Source:AFP Published: 2019/12/5 21:18:42

People walk past the Samoa Conference Centre, where the 3rd China-Pacific Island Countries Economic Development and Cooperation Forum is held, in Apia, Samoa, Oct. 21, 2019. (Xinhua/Guo Lei)

 

Samoa entered a two-day lockdown on Thursday to carry out an unprecedented mass vaccination drive aimed at containing a devastating measles epidemic that has killed dozens of children in the Pacific island nation.

As the death toll climbed to 62, officials ordered all businesses and nonessential government services to close, shut down inter-island ferries and told people to keep their cars off the roads.

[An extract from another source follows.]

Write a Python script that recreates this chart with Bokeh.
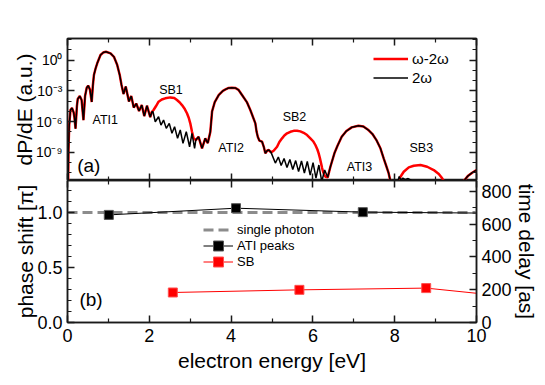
from bokeh.plotting import figure
from bokeh.layouts import column
from bokeh.models import (Range1d, FixedTicker, LinearAxis, LogAxis, Legend, LegendItem,
                          Label, CustomJSTickFormatter, PrintfTickFormatter)
from bokeh.embed import file_html
from bokeh.resources import INLINE

FONT = "Liberation Sans"

# ---------------- panel (a): photoelectron spectra, log10(dP/dE) ----------------
# shared part (both fields identical) around ATI1
e_ati1 = [0.017, 0.024, 0.042, 0.073, 0.11, 0.15, 0.17, 0.196, 0.23, 0.25, 0.30, 0.345, 0.39, 0.43,
          0.47, 0.506, 0.55, 0.592, 0.62, 0.646, 0.69, 0.727, 0.807, 0.873, 0.94, 1.052, 1.135, 1.216,
          1.277, 1.321, 1.370, 1.424, 1.502, 1.559, 1.620, 1.681, 1.749, 1.816, 1.877, 1.943, 2.023, 2.065]
lg_ati1 = [-11.8, -8.77, -6.34, -4.87, -4.68, -5.1, -5.6, -6.68, -4.5, -3.8, -3.51, -3.9, -5.85, -3.5,
           -2.7, -2.49, -2.9, -4.09, -2.5, -1.46, -0.78, -0.32, 0.49, 0.73, 0.81, 0.65, 0.32, -0.49,
           -1.46, -2.44, -3.31, -2.58, -4.04, -3.51, -4.63, -4.24, -4.97, -4.39, -5.46, -4.45, -5.56, -5.04]
# SB1 region
e_sb1_w2w = [2.104, 2.158, 2.227, 2.305, 2.390, 2.513, 2.611, 2.677, 2.745, 2.799, 2.868, 2.921,
             2.966, 3.002, 3.044, 3.083, 3.137]
lg_sb1_w2w = [-4.87, -4.53, -4.06, -3.85, -3.73, -3.64, -3.70, -3.90, -4.14, -4.39, -4.78, -5.19,
              -5.65, -6.17, -6.99, -7.63, -7.80]
e_sb1_2w = [2.09, 2.146, 2.227, 2.285, 2.349, 2.415, 2.488, 2.554, 2.618, 2.691, 2.757, 2.824,
            2.904, 2.985, 3.044, 3.107, 3.137]
lg_sb1_2w = [-5.04, -6.01, -5.53, -6.34, -5.85, -6.66, -6.17, -7.14, -6.50, -7.63, -6.82, -8.12,
             -6.99, -8.45, -7.14, -8.61, -7.80]
# shared part around ATI2
e_ati2 = [3.205, 3.289, 3.369, 3.430, 3.492, 3.535, 3.60, 3.70, 3.80, 3.863, 3.94, 4.018, 4.10,
          4.18, 4.267, 4.385, 4.470, 4.544, 4.593, 4.625, 4.654, 4.690, 4.757, 4.801, 4.837, 4.886,
          4.923, 4.977]
lg_ati2 = [-7.48, -8.61, -7.63, -8.09, -7.0, -5.0, -4.1, -3.4, -3.0, -2.86, -2.72, -2.69, -2.72,
           -2.9, -3.41, -4.1, -4.87, -5.65, -6.17, -7.02, -7.50, -7.85, -7.96, -8.48, -9.09, -8.82,
           -8.77, -9.00]
# SB2 region
e_sb2_w2w = [5.040, 5.124, 5.180, 5.246, 5.302, 5.368, 5.449, 5.530, 5.613, 5.694, 5.774, 5.858,
             5.938, 6.012, 6.061, 6.110, 6.141, 6.171, 6.200, 6.225, 6.249, 6.281, 6.306, 6.362]
lg_sb2_w2w = [-8.84, -8.45, -7.99, -7.63, -7.36, -7.14, -6.99, -6.90, -6.89, -6.95, -7.09, -7.31,
              -7.63, -7.94, -8.28, -8.72, -9.09, -9.55, -10.07, -10.53, -10.89, -11.21, -11.37, -11.43]
e_sb2_2w = [5.082, 5.155, 5.224, 5.295, 5.366, 5.437, 5.508, 5.579, 5.650, 5.721, 5.792, 5.863,
            5.933, 6.004, 6.075, 6.146, 6.217, 6.288, 6.362]
lg_sb2_2w = [-10.04, -9.45, -10.28, -9.60, -10.48, -9.70, -10.67, -9.80, -10.87, -9.84, -11.01,
             -9.89, -11.21, -9.99, -11.50, -10.23, -11.84, -10.72, -11.43]
# shared part around ATI3
e_ati3 = [6.428, 6.526, 6.599, 6.704, 6.819, 6.949, 7.113, 7.236, 7.358, 7.456, 7.553, 7.651,
          7.732, 7.80, 7.85, 7.89, 7.93]
lg_ati3 = [-10.40, -9.09, -8.38, -7.48, -6.92, -6.56, -6.40, -6.48, -6.82, -7.21, -7.80, -8.6,
           -9.6, -10.4, -11.0, -11.7, -12.1]
# SB3 region
e_sb3_w2w = [8.0, 8.07, 8.099, 8.141, 8.221, 8.344, 8.466, 8.630, 8.794, 8.955, 9.078, 9.161,
             9.200, 9.241, 9.35, 9.55, 9.62]
lg_sb3_w2w = [-12.3, -12.0, -11.84, -11.37, -10.89, -10.46, -10.30, -10.23, -10.40, -10.72, -11.11,
              -11.53, -11.79, -12.09, -12.5, -12.6, -12.3]
e_sb3_2w = [8.0, 8.07, 8.11, 8.15, 8.20, 8.26, 8.33, 8.40, 8.46, 8.6, 9.0, 9.4, 9.62]
lg_sb3_2w = [-12.2, -11.9, -11.35, -11.7, -11.5, -11.65, -11.55, -11.7, -12.1, -12.5, -12.8, -12.7, -12.3]
# shared part, rise of ATI4
e_ati4 = [9.689, 9.787, 9.895, 10.0, 10.1]
lg_ati4 = [-11.79, -11.31, -10.98, -10.72, -10.45]

peak_names = ["ATI1", "SB1", "ATI2", "SB2", "ATI3", "SB3"]
peak_label_e = [0.922, 2.53, 4.0, 5.55, 7.14, 8.65]
peak_label_lg = [-5.85, -2.88, -8.53, -5.57, -10.4, -8.58]

# ---------------- panel (b): phase shift [pi] ----------------
photon_energy = [0.0, 10.0]
photon_phase = [1.0, 1.0]
ati_energy = [1.01, 4.12, 7.22, 10.3]
ati_phase = [0.979, 1.04, 1.004, 0.995]
sb_energy = [2.575, 5.67, 8.77, 11.85]
sb_phase = [0.273, 0.297, 0.313, 0.195]

x_ticks = [0, 2, 4, 6, 8, 10]
x_minor = [1, 3, 5, 7, 9]
lg_major = [-9, -6, -3, 0]
lg_minor = list(range(-11, 3))
phase_ticks = [0.0, 0.5, 1.0]
phase_minor = [0.1, 0.2, 0.3, 0.4, 0.6, 0.7, 0.8, 0.9, 1.1, 1.2]
delay_ticks = [0, 200, 400, 600, 800]
delay_minor = [100, 300, 500, 700]

# build series
e_w2w = e_ati1 + e_sb1_w2w + e_ati2 + e_sb2_w2w + e_ati3 + e_sb3_w2w + e_ati4
lg_w2w = lg_ati1 + lg_sb1_w2w + lg_ati2 + lg_sb2_w2w + lg_ati3 + lg_sb3_w2w + lg_ati4
e_2w = e_ati1 + e_sb1_2w + e_ati2 + e_sb2_2w + e_ati3 + e_sb3_2w + e_ati4
lg_2w = lg_ati1 + lg_sb1_2w + lg_ati2 + lg_sb2_2w + lg_ati3 + lg_sb3_2w + lg_ati4
y_w2w = [10.0 ** v for v in lg_w2w]
y_2w = [10.0 ** v for v in lg_2w]

AX = "#1a1a1a"
blank_fmt = CustomJSTickFormatter(code="return '';")


def style_axis(ax, labels=True, size="18px"):
    ax.axis_line_color = AX
    ax.axis_line_width = 1.5
    ax.major_tick_in = 7
    ax.major_tick_out = 0
    ax.minor_tick_in = 4
    ax.minor_tick_out = 0
    ax.major_tick_line_color = AX
    ax.major_tick_line_width = 1.5
    ax.minor_tick_line_color = AX
    ax.minor_tick_line_width = 1.2
    ax.major_label_text_font = FONT
    ax.major_label_text_color = "black"
    ax.axis_label_text_font = FONT
    ax.axis_label_text_font_style = "normal"
    ax.axis_label_text_color = "black"
    ax.axis_label_text_font_size = "21px"
    if labels:
        ax.major_label_text_font_size = size
    else:
        ax.formatter = blank_fmt
        ax.major_label_text_font_size = "1px"
        ax.major_label_standoff = 0


def style_fig(p):
    p.xgrid.visible = False
    p.ygrid.visible = False
    p.outline_line_color = AX
    p.outline_line_width = 1.5
    p.background_fill_color = "white"
    p.border_fill_color = "white"


def key_legend(label, renderers, loc, glyph_w, glyph_h, size):
    return Legend(items=[LegendItem(label=label, renderers=renderers)], location=loc,
                  background_fill_alpha=0, border_line_alpha=0, padding=0, margin=0, spacing=0,
                  glyph_width=glyph_w, glyph_height=glyph_h, label_height=glyph_h, label_standoff=4,
                  label_text_font=FONT, label_text_font_size=size, label_text_color="black")


sup_fmt = CustomJSTickFormatter(code="""
const e = Math.round(Math.log10(tick));
const s = {'-':'\u207b','0':'\u2070','1':'\u00b9','2':'\u00b2','3':'\u00b3','4':'\u2074',
           '5':'\u2075','6':'\u2076','7':'\u2077','8':'\u2078','9':'\u2079'};
return '10' + String(e).split('').map(c => s[c]).join('');
""")

xt = FixedTicker(ticks=x_ticks, minor_ticks=x_minor)
yt_log = FixedTicker(ticks=[10.0 ** k for k in lg_major], minor_ticks=[10.0 ** k for k in lg_minor])

p1 = figure(frame_width=409, frame_height=142, x_range=Range1d(0, 10),
            y_range=Range1d(10 ** -11.74, 10 ** 2.10), y_axis_type="log",
            output_backend="svg", toolbar_location=None,
            min_border_left=67, min_border_right=69, min_border_top=38, min_border_bottom=0)
style_fig(p1)
p1.xaxis[0].ticker = xt
style_axis(p1.xaxis[0], labels=False)
p1.yaxis[0].ticker = yt_log
p1.yaxis[0].formatter = sup_fmt
p1.yaxis[0].axis_label = "dP/dE (a.u.)"
style_axis(p1.yaxis[0], size="14px")
p1.yaxis[0].major_label_standoff = 5
p1.yaxis[0].axis_label_standoff = -3
ax_r1 = LogAxis(ticker=yt_log)
style_axis(ax_r1, labels=False)
p1.add_layout(ax_r1, "right")
ax_t1 = LinearAxis(ticker=xt)
style_axis(ax_t1, labels=False)
p1.add_layout(ax_t1, "above")

red_r = p1.line(e_w2w, y_w2w, line_color="#ff0000", line_width=2.5)
blk_r = p1.line(e_2w, y_2w, line_color="black", line_width=1.5)

for name, ex, ly in zip(peak_names, peak_label_e, peak_label_lg):
    p1.add_layout(Label(x=ex, y=10.0 ** ly, text=name, text_align="center", text_baseline="middle",
                        text_font=FONT, text_font_size="12.5px", text_color="black"))
p1.add_layout(Label(x=0.52, y=10.0 ** -10.31, text="(a)", text_align="center", text_baseline="middle",
                    text_font=FONT, text_font_size="19px", text_color="black"))

p1.add_layout(key_legend("ω-2ω", [red_r], (306, 113), 35, 17, "15px"))
p1.add_layout(key_legend("2ω", [blk_r], (306, 94), 35, 17, "15px"))

# ---------------- bottom figure ----------------
p2 = figure(frame_width=409, frame_height=142, x_range=p1.x_range, y_range=Range1d(0, 1.292),
            output_backend="svg", toolbar_location=None,
            min_border_left=67, min_border_right=69, min_border_top=0, min_border_bottom=62)
style_fig(p2)
p2.extra_y_ranges = {"delay": Range1d(0, 866)}
p2.xaxis[0].ticker = xt
p2.xaxis[0].axis_label = "electron energy [eV]"
style_axis(p2.xaxis[0])
p2.xaxis[0].major_label_standoff = 6
p2.xaxis[0].axis_label_standoff = 4
p2.yaxis[0].ticker = FixedTicker(ticks=phase_ticks, minor_ticks=phase_minor)
p2.yaxis[0].formatter = PrintfTickFormatter(format="%.1f")
p2.yaxis[0].axis_label = "phase shift [π]"
style_axis(p2.yaxis[0])
p2.yaxis[0].major_label_standoff = 5
p2.yaxis[0].axis_label_standoff = -3
ax_r2 = LinearAxis(y_range_name="delay", ticker=FixedTicker(ticks=delay_ticks, minor_ticks=delay_minor),
                   axis_label="time delay [as]")
style_axis(ax_r2)
ax_r2.major_label_standoff = 5
ax_r2.axis_label_standoff = 0
p2.add_layout(ax_r2, "right")
ax_t2 = LinearAxis(ticker=xt)
style_axis(ax_t2, labels=False)
p2.add_layout(ax_t2, "above")

ph_r = p2.line(photon_energy, photon_phase, line_color="#8c8c8c", line_width=3, line_dash="10 5")
ati_l = p2.line(ati_energy, ati_phase, line_color="black", line_width=1)
ati_s = p2.scatter(ati_energy, ati_phase, marker="square", size=9, fill_color="black", line_color="#555555")
sb_l = p2.line(sb_energy, sb_phase, line_color="#ff0000", line_width=1)
sb_s = p2.scatter(sb_energy, sb_phase, marker="square", size=9, fill_color="#ff0000", line_color="#ff5050")

p2.add_layout(Label(x=0.575, y=0.205, text="(b)", text_align="center", text_baseline="middle",
                    text_font=FONT, text_font_size="19px", text_color="black"))

p2.add_layout(key_legend("single photon", [ph_r], (136, 80), 30, 25, "13px"))
p2.add_layout(key_legend("ATI peaks", [ati_l, ati_s], (136, 64), 30, 25, "13px"))
p2.add_layout(key_legend("SB", [sb_l, sb_s], (136, 48), 30, 25, "13px"))

layout = column(p1, p2, spacing=0)
open("out.html", "w").write(file_html(layout, INLINE))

Residents were advised to obey a dawn-to-dusk curfew, staying in their homes and displaying a red flag if any occupants were not yet immunized.

Hundreds of vaccination teams, including public servants drafted in for the operation, fanned out across the nation of 200,000 in the early hours of the morning.

They plan to go door-to-door in villages and towns to administer mandatory vaccinations in red-flagged houses. 

The markets on Apia's waterfront, usually packed with tourists buying handicrafts, were silent as stalls stood empty, while there was hardly any traffic in the city center.

The operation, carried out under emergency powers invoked as the epidemic took hold last month, is a desperate bid to halt measles infection rates that have been inexorably rising since mid-October, with most of the victims young children.

Immunization rates in Samoa dropped steeply to just 30 percent before the outbreak, the World Health Organization said, blaming an anti-vaccine messaging campaign.

Two babies died after receiving measles vaccination shots last year, which lead to the temporary suspension of the country's immunization program and dented parents' trust in the vaccine. 

It was later found the deaths were caused when other medicines were incorrectly administered.